I didn’t want to go back after christmas break, it was almost as bad as leaving the first time. I cried and was as homesick as ever. I was so homesick that I came home one weekend in February, and for anyone who knows me, I never went home except for breaks. I cried when I left to go back when the weekend came to an end. My mom didn’t understand why I was unhappy. She suggest I switch schools for the fall and stay at home. But I had signed a lease for the fall and didn’t want to leave my sorority, I wasn’t ready to give up. I didn’t want to leave behind this new life I had begun to build.
As the semester went on, I was just trying to find my place. I made new friends and went outside my comfort zone at times to reach out to new people. I met a boy, made a best friend and finally began to feel like I had found my place, just in time for summer break.
Over the summer, I was questioning my major and was dreading my classes I was enrolled for the fall but was excited to go back and see my friends and sisters. I realized I needed to find new reasons to love the school I had chosen to call home. I reconnected with friends and sorority sisters, tried to focus on my class. I was still unhappy with my major and classes and that was the source of all my stress and made me hate this school I was trying so hard to love.

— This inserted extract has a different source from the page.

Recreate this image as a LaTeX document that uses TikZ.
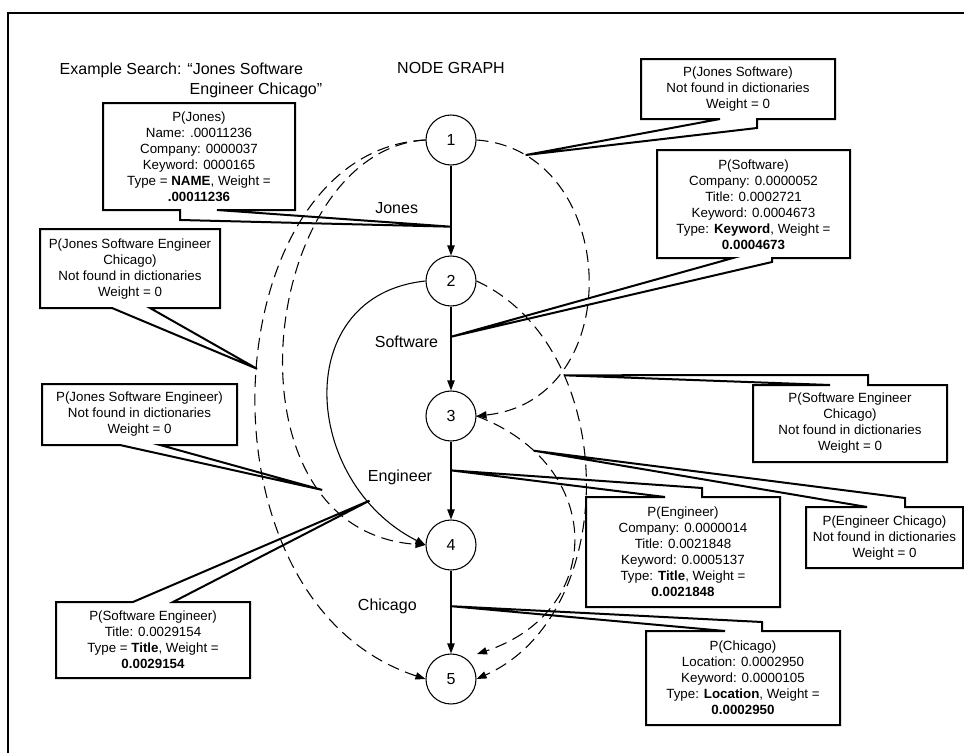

I decided to take action. I needed to reach out to someone, I needed support. I reached out to sorority sisters, spend more time doing homework in my living room with my roommates instead of locked away in my room, and decided to meet with my advisor about my plans for the future.
“So tell me about this pre-dental plan” is the first thing she said to me when I sat down in her office. I just kind of laughed and told her I just picked something. I explained how there was nothing I felt passionate about when high school ended so I just picked something, but now I hate all my classes and I’m questioning what I want to do.
“I just feel like I have set myself to this standard, I said I was going to go to dental school and become an orthodontist so now I have to but I am miserable.”
“So do you wanna give it a good ole college try?”
I look at her kinda choked up, upset with how I have held this in.
“I’m just kinda done…”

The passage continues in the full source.